He is a young man with a dream to change lives.
“Where I'm from, a lot of black kids hear about college and think it’s just cool but there are so many more opportunities that come along with college,” said Andrew Melville, the Florida State University Black Student Union president. “I just want to make sure that they are in the best possible position that they can accomplish that successfully.”
Melville, a Palm Beach, is a senior at FSU. He is a double major in international affairs and economics.
The Black Student Union is known for developing unity among African American students so that they can have the opportunity to express concerns and problems they might face on campus and within the community.
Melville’s original first choice for school was not FSU. Instead, he intended to go to the University of Alabama, home of the Crimson Tide.
FSU was the last school to offer him a letter of acceptance and the most affordable scholarship. That sealed the deal when it came to being a Seminole.
After stepping foot on campus as a freshman in Fall 2014 Melville didn't know many people but was encouraged by his mentors to become more involved.
He began with the FSU Homecoming Committee and by joining a non-profit service organization called Progressive Black Men, whose purpose is to promote positive images of African American men in today's society.
In 2015, Melville knew that he wanted to run for the Black Student Union position on campus.
“I attended a conference named leadership and that’s where I made my decision that I wanted to be the BSU president one day,” Melville said.
Melville was elected BSU president in April 2017.
Third-year FSU student Chelsea Beckton said that there is no difference between students on campus and BSU leaders because they are all look upon as equals.
“On campus I would say they are perceived as ideal candidates of black excellence,” said Beckton. “They’re approachable and relatable, yet carry confidence and live up to their titles.”
According to Florida State University student affairs informatoin, there are 62.6 percent white students and 8.3 percent black students enrolled in Fall 2016.
Melville said the atmosphere in a classroom setting at FSU for a black male can be challenging.
“It’s normal for me because at my high school it was always a mixed group of people but it can get hard sometimes because you sit in a class and out of the 250 people in class I may be the only black male,” Melville said.
“It’s not discouraging,” he added. “If anything, it’s encouraging because you’re in an environment where people around you may not want you to succeed as they may want their race to succeed.

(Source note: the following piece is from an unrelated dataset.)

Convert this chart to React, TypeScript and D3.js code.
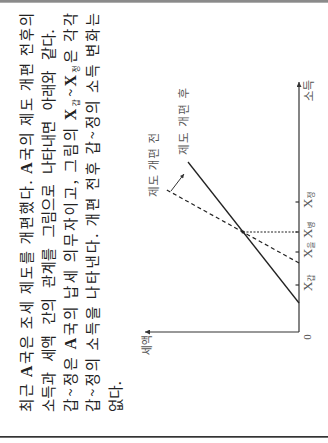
import React from "react";
import * as d3 from "d3";

const W = 328;
const H = 443;

// question text, one row per line (kind: k = hangul, a = latin capital, sub = subscript)
type Seg = [string, "k" | "a" | "sub"];
const textLines: Seg[][] = [
  [["최근 ", "k"], ["A", "a"], ["국은 조세 제도를 개편했다. ", "k"], ["A", "a"], ["국의 제도 개편 전후의", "k"]],
  [["소득과 세액 간의 관계를 그림으로 나타내면 아래와 같다.", "k"]],
  [["갑~정은 ", "k"], ["A", "a"], ["국의 납세 의무자이고, 그림의 ", "k"], ["X", "a"], ["갑", "sub"], ["~", "k"], ["X", "a"], ["정", "sub"], ["은 각각", "k"]],
  [["갑~정의 소득을 나타낸다. 개편 전후 갑~정의 소득 변화는", "k"]],
  [["없다.", "k"]],
];
// length each line is set to (0 = natural) and extra space between words
const lineLengths = [399, 0, 399, 399, 0];
const wordSpacing = [0, 7, 0, 0, 0];

// chart values
const payers = ["갑", "을", "병", "정"];
const payerIncome = [47, 80, 100, 130];
const incomeMax = 250;
const taxMax = 154;
const beforeReform = [
  { income: 69, tax: 0 },
  { income: 143, tax: 134 },
];
const afterReform = [
  { income: 29, tax: 0 },
  { income: 170, tax: 111 },
];
const crossing = { income: 100, tax: 56 };
const leader = [
  { income: 141, tax: 128 },
  { income: 158, tax: 115 },
];

const KR = "'Noto Sans CJK KR', 'Noto Sans', sans-serif";
const SERIF = "'Liberation Serif', 'DejaVu Serif', serif";

export default function App() {
  // unrotated page: u along 0..H, v along 0..W; drawn rotated -90deg
  const x = d3.scaleLinear().domain([0, incomeMax]).range([111, 361]);
  const y = d3.scaleLinear().domain([0, taxMax]).range([299, 145]);
  const line = d3
    .line<{ income: number; tax: number }>()
    .x((d) => x(d.income))
    .y((d) => y(d.tax));

  const axisColor = "#333";
  const labelColor = "#555";

  return (
    <svg
      width={W}
      height={H}
      viewBox={`0 0 ${W} ${H}`}
      style={{ position: "absolute", left: 0, top: 0, display: "block", background: "#fff" }}
    >
      <defs>
        <marker id="axisArrow" viewBox="0 0 10 10" refX="10" refY="5" markerWidth="6" markerHeight="5" orient="auto" markerUnits="userSpaceOnUse">
          <path d="M0,0 L10,5 L0,10 z" fill={axisColor} />
        </marker>
        <marker id="leadArrow" viewBox="0 0 10 10" refX="10" refY="5" markerWidth="5" markerHeight="4" orient="auto" markerUnits="userSpaceOnUse">
          <path d="M0,0 L10,5 L0,10 z" fill="#333" />
        </marker>
      </defs>

      {/* page borders */}
      <rect x={0} y={0} width={W} height={2.7} fill="#8a8a8a" />
      <rect x={0} y={436} width={W} height={1.7} fill="#333" />

      <g transform={`translate(0,${H}) rotate(-90)`}>
        {/* question text */}
        {textLines.map((segs, i) => (
          <text
            key={i}
            x={31}
            y={31.5 + i * 22.3}
            fontSize={14.5}
            fontFamily={KR}
            fill="#222"
            wordSpacing={wordSpacing[i] || undefined}
            textLength={lineLengths[i] || undefined}
            lengthAdjust="spacing"
          >
            {segs.map(([t, kind], j) => {
              if (kind === "a")
                return (
                  <tspan key={j} fontFamily={SERIF} fontWeight="bold" fontSize={16}>
                    {t}
                  </tspan>
                );
              if (kind === "sub")
                return (
                  <tspan key={j} fontSize={8} dy={3}>
                    {t}
                  </tspan>
                );
              const prevSub = j > 0 && segs[j - 1][1] === "sub";
              return (
                <tspan key={j} dy={prevSub ? -3 : undefined}>
                  {t}
                </tspan>
              );
            })}
          </text>
        ))}

        {/* axes */}
        <line x1={x(0)} y1={y(0)} x2={x(incomeMax)} y2={y(0)} stroke={axisColor} strokeWidth={1.2} markerEnd="url(#axisArrow)" />
        <line x1={x(0)} y1={y(0)} x2={x(0)} y2={y(taxMax)} stroke={axisColor} strokeWidth={1.2} markerEnd="url(#axisArrow)" />

        {/* ticks and labels */}
        {payers.map((p, i) => (
          <g key={p}>
            <line x1={x(payerIncome[i])} x2={x(payerIncome[i])} y1={y(0)} y2={y(0) - 3.5} stroke={axisColor} strokeWidth={1.2} />
            <text x={x(payerIncome[i]) + 2} y={y(0) + 13} textAnchor="middle" fill={labelColor}>
              <tspan fontFamily={SERIF} fontSize={13.5}>X</tspan>
              <tspan fontFamily={KR} fontSize={7.5} dy={2}>{p}</tspan>
            </text>
          </g>
        ))}
        <text x={x(0) - 5} y={y(0) + 12} textAnchor="middle" fontFamily={SERIF} fontSize={11} fill={labelColor}>
          0
        </text>
        <text x={x(incomeMax) + 2} y={y(0) + 14} textAnchor="end" fontFamily={KR} fontSize={11.5} fill={labelColor}>
          소득
        </text>
        <text x={x(0) - 3} y={y(taxMax) + 6} textAnchor="end" fontFamily={KR} fontSize={11} fill={labelColor}>
          세액
        </text>

        {/* lines */}
        <path d={line(beforeReform) || ""} fill="none" stroke="#222" strokeWidth={1.2} strokeDasharray="4,3" />
        <path d={line(afterReform) || ""} fill="none" stroke="#222" strokeWidth={1.3} />
        <line
          x1={x(crossing.income)}
          y1={y(crossing.tax)}
          x2={x(crossing.income)}
          y2={y(0)}
          stroke="#222"
          strokeWidth={1.1}
          strokeDasharray="2,1.5"
        />
        <circle cx={x(crossing.income)} cy={y(crossing.tax)} r={1.6} fill="#222" />

        {/* annotations */}
        <path d={line(leader) || ""} fill="none" stroke="#333" strokeWidth={1} markerEnd="url(#leadArrow)" />
        <text x={x(135)} y={y(141)} fontFamily={KR} fontSize={11.5} fill={labelColor} textLength={64} lengthAdjust="spacing">
          제도 개편 전
        </text>
        <text x={x(177)} y={y(111)} fontFamily={KR} fontSize={11.5} fill={labelColor} textLength={67} lengthAdjust="spacing">
          제도 개편 후
        </text>
      </g>
    </svg>
  );
}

I just use it as motivation.”
Candace Thompson, a 2016 FSU grad, traveled with the BSU to Atlanta for a service trip helping students beautify their school.
“They chose to go to Atlanta to help communities that may otherwise go overlooked,” said Thompson “There were different groups, one group was gardening, the other one was painting and the other one was working with the kids by mentoring them. There were different stations with different goals but the same objective, to beautify the school inside and out.”
Melville strives to continue to change people’s lives through his community involvement and outreach initiatives.
“I don’t care about being remembered for this, because this is something that I am passionate about,” he said.